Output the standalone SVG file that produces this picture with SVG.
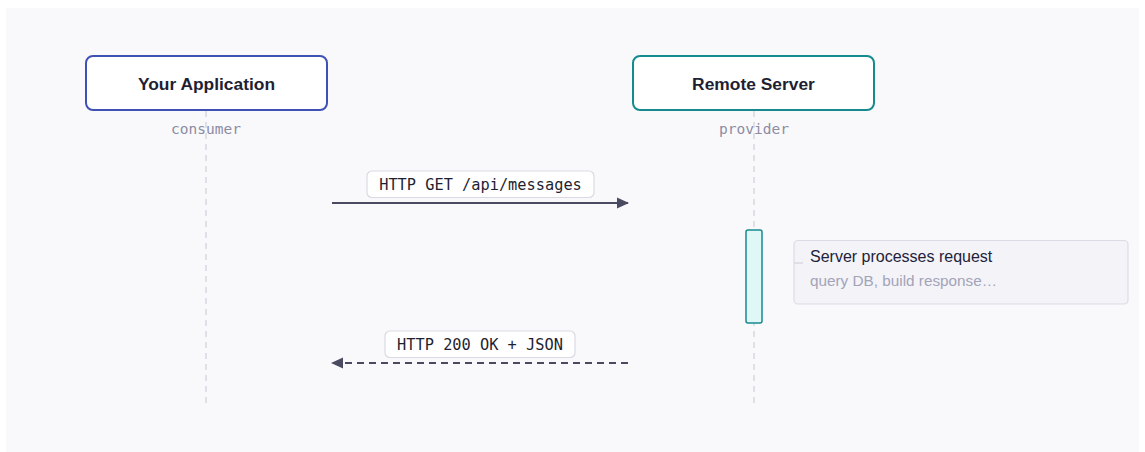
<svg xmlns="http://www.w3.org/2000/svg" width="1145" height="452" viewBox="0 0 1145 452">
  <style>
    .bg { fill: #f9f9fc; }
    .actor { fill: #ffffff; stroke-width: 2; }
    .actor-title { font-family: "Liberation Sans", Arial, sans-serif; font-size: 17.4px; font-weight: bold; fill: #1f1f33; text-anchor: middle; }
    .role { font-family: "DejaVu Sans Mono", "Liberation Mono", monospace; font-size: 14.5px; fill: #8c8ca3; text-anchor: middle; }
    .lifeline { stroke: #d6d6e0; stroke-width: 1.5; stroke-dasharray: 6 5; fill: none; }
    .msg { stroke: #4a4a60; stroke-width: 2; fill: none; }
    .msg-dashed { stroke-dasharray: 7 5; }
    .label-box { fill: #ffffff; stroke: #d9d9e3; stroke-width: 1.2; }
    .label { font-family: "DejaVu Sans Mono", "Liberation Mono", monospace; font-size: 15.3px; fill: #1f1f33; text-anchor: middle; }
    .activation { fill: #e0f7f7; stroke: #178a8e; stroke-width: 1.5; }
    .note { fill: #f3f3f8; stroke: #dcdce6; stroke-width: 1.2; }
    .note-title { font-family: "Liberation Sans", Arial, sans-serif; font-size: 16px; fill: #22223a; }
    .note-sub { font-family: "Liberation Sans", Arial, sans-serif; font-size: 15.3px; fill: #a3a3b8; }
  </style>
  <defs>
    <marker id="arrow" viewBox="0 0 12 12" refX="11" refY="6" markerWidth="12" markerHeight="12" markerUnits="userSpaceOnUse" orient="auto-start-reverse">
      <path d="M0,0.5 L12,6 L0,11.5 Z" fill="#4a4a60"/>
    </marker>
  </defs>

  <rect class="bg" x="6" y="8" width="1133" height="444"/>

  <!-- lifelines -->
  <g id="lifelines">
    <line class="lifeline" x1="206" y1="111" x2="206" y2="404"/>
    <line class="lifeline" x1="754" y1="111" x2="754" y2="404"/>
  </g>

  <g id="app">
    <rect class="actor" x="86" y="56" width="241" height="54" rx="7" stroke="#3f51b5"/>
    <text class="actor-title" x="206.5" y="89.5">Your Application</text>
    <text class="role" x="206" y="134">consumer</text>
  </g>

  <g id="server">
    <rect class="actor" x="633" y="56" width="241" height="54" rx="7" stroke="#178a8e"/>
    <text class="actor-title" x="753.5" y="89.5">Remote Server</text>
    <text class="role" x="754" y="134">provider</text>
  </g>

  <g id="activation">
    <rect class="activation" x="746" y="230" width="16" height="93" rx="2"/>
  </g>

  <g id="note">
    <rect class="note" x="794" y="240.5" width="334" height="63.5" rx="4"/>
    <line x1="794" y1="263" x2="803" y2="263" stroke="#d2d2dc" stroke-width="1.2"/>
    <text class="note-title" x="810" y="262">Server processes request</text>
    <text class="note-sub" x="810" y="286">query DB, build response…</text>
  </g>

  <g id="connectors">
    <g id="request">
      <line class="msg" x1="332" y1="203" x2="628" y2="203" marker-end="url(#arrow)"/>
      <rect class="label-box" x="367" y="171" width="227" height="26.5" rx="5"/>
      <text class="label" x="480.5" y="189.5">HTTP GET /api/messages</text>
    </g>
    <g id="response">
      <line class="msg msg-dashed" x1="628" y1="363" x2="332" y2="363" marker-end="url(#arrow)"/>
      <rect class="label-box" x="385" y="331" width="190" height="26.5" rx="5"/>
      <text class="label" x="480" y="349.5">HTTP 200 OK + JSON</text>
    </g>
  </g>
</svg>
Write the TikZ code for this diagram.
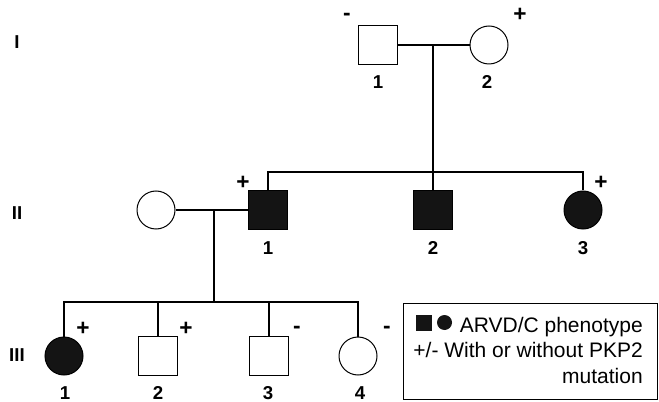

● **What the task asks**
Print out the lines exactly, skipping any picture.

● **Answer to the task**
Output the standalone SVG file that produces this picture with SVG.
<svg xmlns="http://www.w3.org/2000/svg" width="1145" height="452" viewBox="0 0 1145 452">
  <style>
    .bg { fill: #f9f9fc; }
    .actor { fill: #ffffff; stroke-width: 2; }
    .actor-title { font-family: "Liberation Sans", Arial, sans-serif; font-size: 17.4px; font-weight: bold; fill: #1f1f33; text-anchor: middle; }
    .role { font-family: "DejaVu Sans Mono", "Liberation Mono", monospace; font-size: 14.5px; fill: #8c8ca3; text-anchor: middle; }
    .lifeline { stroke: #d6d6e0; stroke-width: 1.5; stroke-dasharray: 6 5; fill: none; }
    .msg { stroke: #4a4a60; stroke-width: 2; fill: none; }
    .msg-dashed { stroke-dasharray: 7 5; }
    .label-box { fill: #ffffff; stroke: #d9d9e3; stroke-width: 1.2; }
    .label { font-family: "DejaVu Sans Mono", "Liberation Mono", monospace; font-size: 15.3px; fill: #1f1f33; text-anchor: middle; }
    .activation { fill: #e0f7f7; stroke: #178a8e; stroke-width: 1.5; }
    .note { fill: #f3f3f8; stroke: #dcdce6; stroke-width: 1.2; }
    .note-title { font-family: "Liberation Sans", Arial, sans-serif; font-size: 16px; fill: #22223a; }
    .note-sub { font-family: "Liberation Sans", Arial, sans-serif; font-size: 15.3px; fill: #a3a3b8; }
  </style>
  <defs>
    <marker id="arrow" viewBox="0 0 12 12" refX="11" refY="6" markerWidth="12" markerHeight="12" markerUnits="userSpaceOnUse" orient="auto-start-reverse">
      <path d="M0,0.5 L12,6 L0,11.5 Z" fill="#4a4a60"/>
    </marker>
  </defs>

  <rect class="bg" x="6" y="8" width="1133" height="444"/>

  <!-- lifelines -->
  <g id="lifelines">
    <line class="lifeline" x1="206" y1="111" x2="206" y2="404"/>
    <line class="lifeline" x1="754" y1="111" x2="754" y2="404"/>
  </g>

  <g id="app">
    <rect class="actor" x="86" y="56" width="241" height="54" rx="7" stroke="#3f51b5"/>
    <text class="actor-title" x="206.5" y="89.5">Your Application</text>
    <text class="role" x="206" y="134">consumer</text>
  </g>

  <g id="server">
    <rect class="actor" x="633" y="56" width="241" height="54" rx="7" stroke="#178a8e"/>
    <text class="actor-title" x="753.5" y="89.5">Remote Server</text>
    <text class="role" x="754" y="134">provider</text>
  </g>

  <g id="activation">
    <rect class="activation" x="746" y="230" width="16" height="93" rx="2"/>
  </g>

  <g id="note">
    <rect class="note" x="794" y="240.5" width="334" height="63.5" rx="4"/>
    <line x1="794" y1="263" x2="803" y2="263" stroke="#d2d2dc" stroke-width="1.2"/>
    <text class="note-title" x="810" y="262">Server processes request</text>
    <text class="note-sub" x="810" y="286">query DB, build response…</text>
  </g>

  <g id="connectors">
    <g id="request">
      <line class="msg" x1="332" y1="203" x2="628" y2="203" marker-end="url(#arrow)"/>
      <rect class="label-box" x="367" y="171" width="227" height="26.5" rx="5"/>
      <text class="label" x="480.5" y="189.5">HTTP GET /api/messages</text>
    </g>
    <g id="response">
      <line class="msg msg-dashed" x1="628" y1="363" x2="332" y2="363" marker-end="url(#arrow)"/>
      <rect class="label-box" x="385" y="331" width="190" height="26.5" rx="5"/>
      <text class="label" x="480" y="349.5">HTTP 200 OK + JSON</text>
    </g>
  </g>
</svg>
Write the TikZ code for this diagram.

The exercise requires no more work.